1. Provides Java API.
2. Used HDFS as the back-end, thus limited by the speed of HDFS.
3. Uses Map-Reduce for data processing.
1. Could be used where you need a distributed data warehouse.
2. Queries can’t be executed in real-time, so could be used with application which don’t have strict time limits.
Pig is another data analysis platform for large datasets. It has its domain specific language called Pig Latin to query the data. It is used with Hadoop and works with HDFS.
1. Converts Pig Latin statements to Map-Reduce under the hood.
2. Allows user defined functions. Thus you could write your custom functions and use them while quering using Pig Latin.
3. Easy to use. It requires very less lines of code compared to Map-Reduce for same task.
4. Mainly suitable ETL jobs.
5. Uses lazy evaluation. It means part of code is only executed only when it is needed.

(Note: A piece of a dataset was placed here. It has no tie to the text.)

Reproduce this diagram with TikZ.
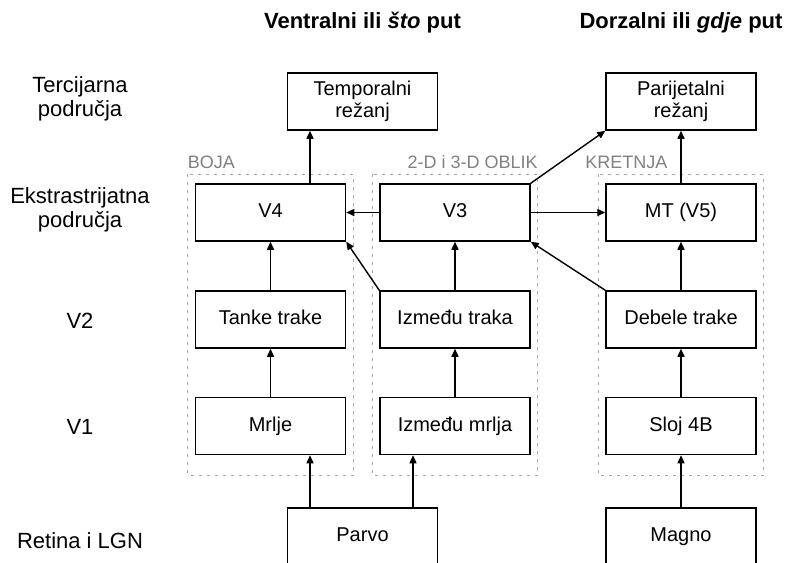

6. Supports creation of data pipelines in form of Directed Acyclic Graphs.
1. Could be used for data ETL(Extract Transform Load) with very less lines of code.
Logstash is a log processing framework. Events and logs like server logs, system utilization logs could be easily processed with Logstash. It could accept input from a wide variety of inputs like: collectd, eventlog, ganglia, log4j, rabbitmq, rackspace, redis, tcp, udp, twitter etc. It could also be used as a middle tier which accepts unstructured logs from a source. Then process them and adds structure to this unstructured data. Then pass this data to some output source like: elasticsearch, email, file, http, mongodb, nagios, rabbitmq, solr, etc.
1. Great tool for processing of unstructured data and logs.
2. Supports Java API.
3. Uses JSON for message passing.
1. Used in the processing of log data.